# Portmaster Configuration



## markbsd (Nov 7, 2013)

When one runs `portmaster [port_to_install]` and is subsequently presented with config/install options, how does one make an informed decision of what to (de)select? As in, I assume that, for the most part, what is selected by default is assumed to be needed, but how do you know what to select and what, if anything, can be deselected?

I'm presuming one could reduce the build time of many ports by deselecting as much as possible.


----------



## jb_fvwm2 (Nov 7, 2013)

In some cases, but mostly java, Qt4, or other obvious ones.  As to informed decisions, someday maybe a file in the port with descriptions of the advantages/disadvanages/consequences of each selection, probably not too difficult to slowly implement across all ports which have options besides "install documentation"


----------



## markbsd (Nov 7, 2013)

It would be really nice if a helpful, albeit concise, description (size, estimated time, etc) was given when highlighting each option.


----------



## wblock@ (Nov 7, 2013)

markbsd said:
			
		

> It would be really nice if a helpful, albeit concise, description (size, estimated time, etc) was given when highlighting each option.
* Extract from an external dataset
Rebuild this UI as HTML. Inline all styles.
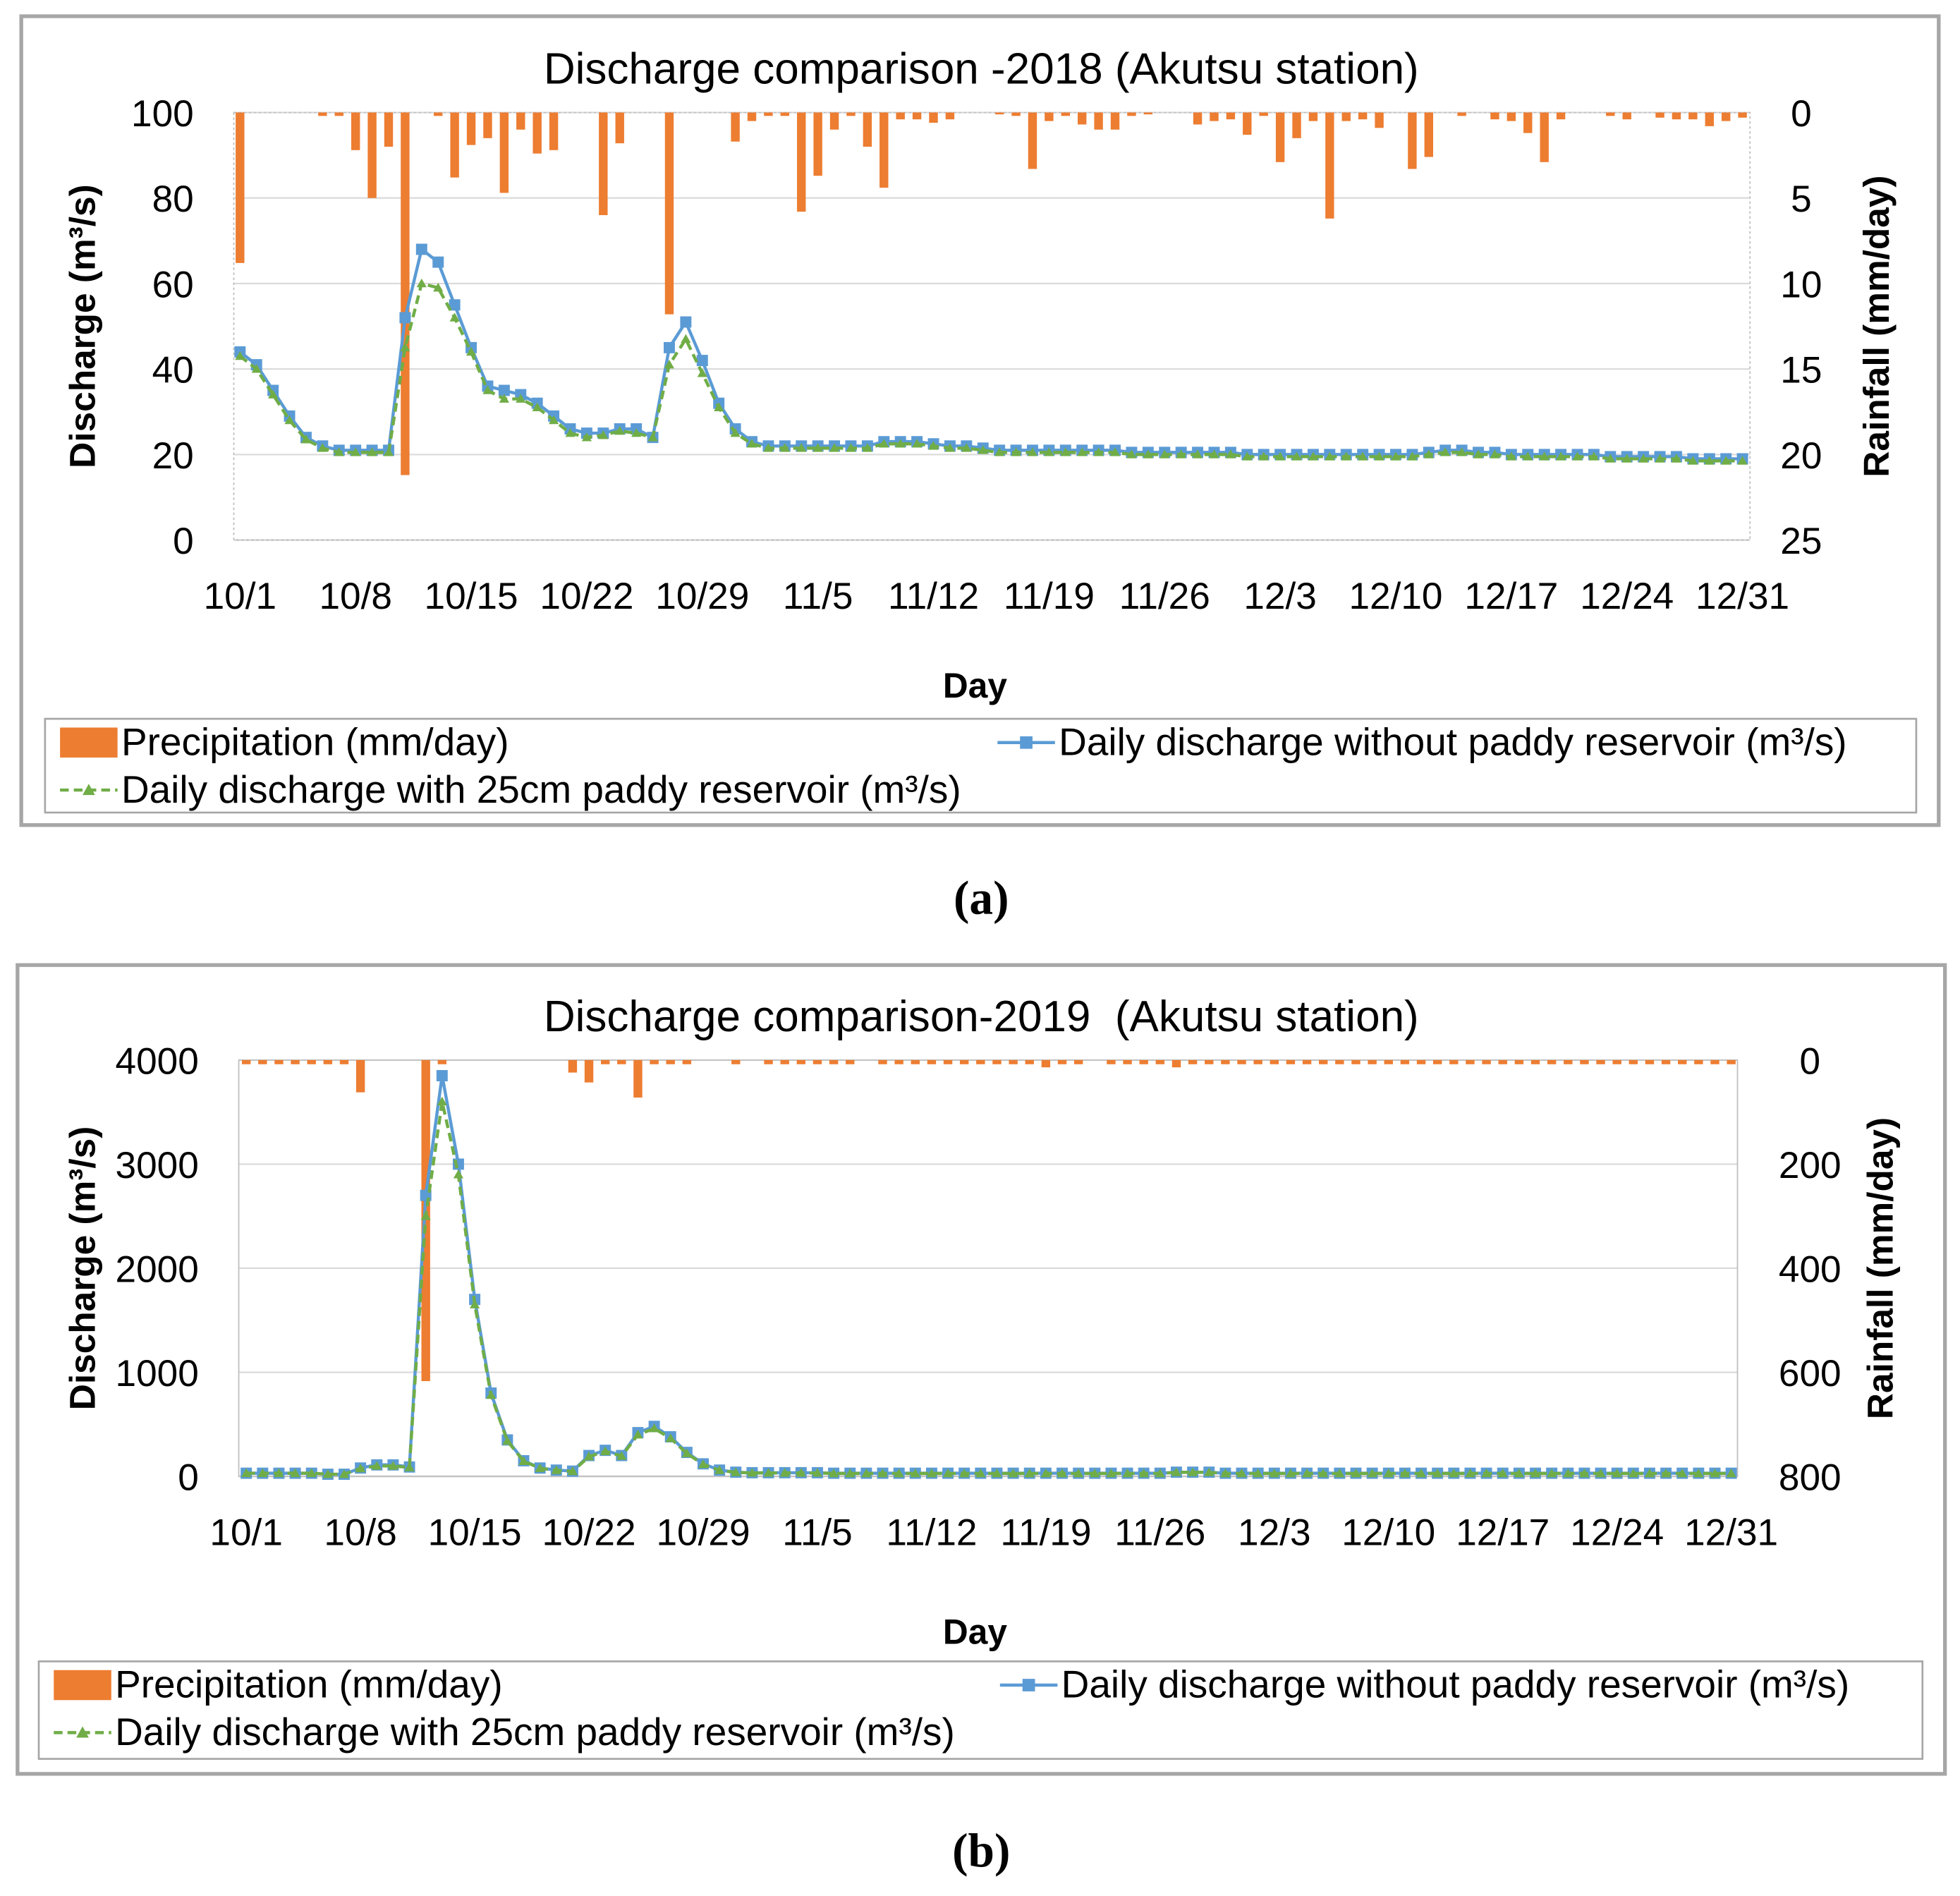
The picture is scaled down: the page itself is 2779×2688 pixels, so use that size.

Time is kind of impossible to calculate.  If the distfile is not on the system, how long will it take to download from any of a dozen possible mirrors?  And the time spent to compile it will vary based on the machine and compiler options, and which dependencies are already present.


----------



## markbsd (Nov 8, 2013)

True. Some intelligence regarding each option would be good though.


----------